▶ Data:
________________________

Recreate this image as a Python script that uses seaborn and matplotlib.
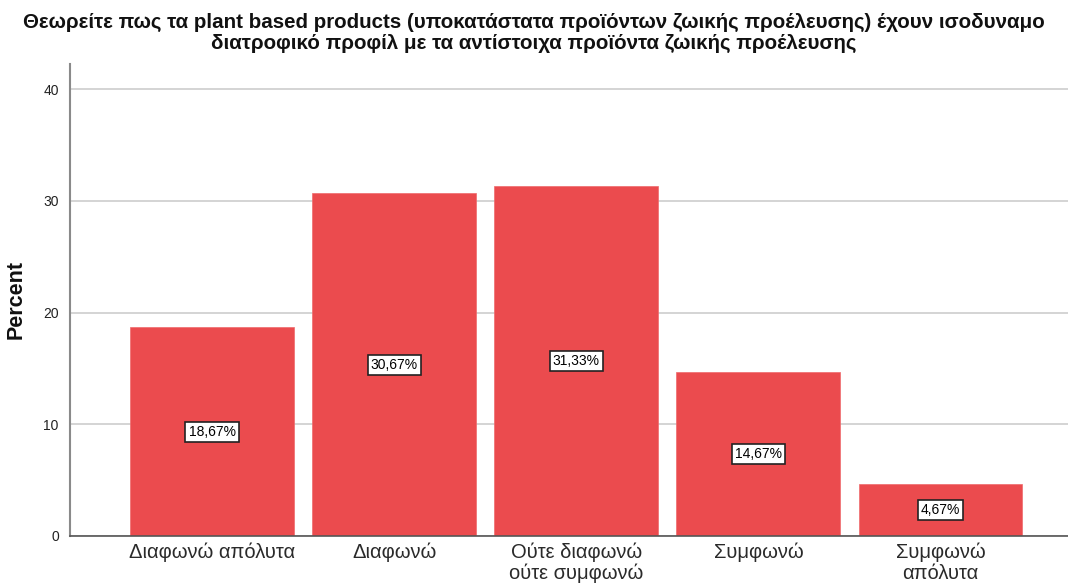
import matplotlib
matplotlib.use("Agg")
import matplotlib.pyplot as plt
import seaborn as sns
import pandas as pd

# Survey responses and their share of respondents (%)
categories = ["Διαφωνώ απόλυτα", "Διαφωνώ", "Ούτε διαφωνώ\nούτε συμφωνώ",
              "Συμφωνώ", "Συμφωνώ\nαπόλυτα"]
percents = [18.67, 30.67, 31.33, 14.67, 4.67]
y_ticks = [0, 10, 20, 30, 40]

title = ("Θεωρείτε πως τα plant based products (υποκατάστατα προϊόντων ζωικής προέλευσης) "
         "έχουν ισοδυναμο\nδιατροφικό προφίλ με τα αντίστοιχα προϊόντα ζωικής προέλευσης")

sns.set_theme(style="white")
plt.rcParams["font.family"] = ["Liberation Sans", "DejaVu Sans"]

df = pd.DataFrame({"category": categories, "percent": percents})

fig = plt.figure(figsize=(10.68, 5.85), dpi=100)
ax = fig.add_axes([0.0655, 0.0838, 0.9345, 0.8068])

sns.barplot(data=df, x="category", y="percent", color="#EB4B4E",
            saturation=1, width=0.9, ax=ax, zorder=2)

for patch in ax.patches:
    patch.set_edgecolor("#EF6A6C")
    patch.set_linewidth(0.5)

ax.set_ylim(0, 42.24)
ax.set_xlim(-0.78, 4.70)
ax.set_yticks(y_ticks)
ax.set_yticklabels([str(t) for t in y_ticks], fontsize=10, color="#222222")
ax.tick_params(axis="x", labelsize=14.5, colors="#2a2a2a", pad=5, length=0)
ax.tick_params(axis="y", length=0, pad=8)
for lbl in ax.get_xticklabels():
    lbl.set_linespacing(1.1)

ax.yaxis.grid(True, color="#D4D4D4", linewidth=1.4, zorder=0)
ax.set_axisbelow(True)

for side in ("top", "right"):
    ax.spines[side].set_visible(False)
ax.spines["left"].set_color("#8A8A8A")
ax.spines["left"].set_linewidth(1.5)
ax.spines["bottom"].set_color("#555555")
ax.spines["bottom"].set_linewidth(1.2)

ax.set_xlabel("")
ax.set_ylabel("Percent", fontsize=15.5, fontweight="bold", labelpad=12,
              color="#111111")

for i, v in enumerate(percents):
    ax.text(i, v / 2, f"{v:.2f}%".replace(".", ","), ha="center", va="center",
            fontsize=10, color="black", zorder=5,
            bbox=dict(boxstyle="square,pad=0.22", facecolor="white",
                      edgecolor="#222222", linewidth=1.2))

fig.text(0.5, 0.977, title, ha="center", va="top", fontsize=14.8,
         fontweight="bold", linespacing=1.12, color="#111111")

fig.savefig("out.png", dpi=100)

________________________

▶ Exercise objective: Write out exactly the lines between the start of the data and the line with "import pandas as pd", including both, but none of the pictures.

▶ Full solution:
Recreate this image as a Python script that uses seaborn and matplotlib.
import matplotlib
matplotlib.use("Agg")
import matplotlib.pyplot as plt
import seaborn as sns
import pandas as pd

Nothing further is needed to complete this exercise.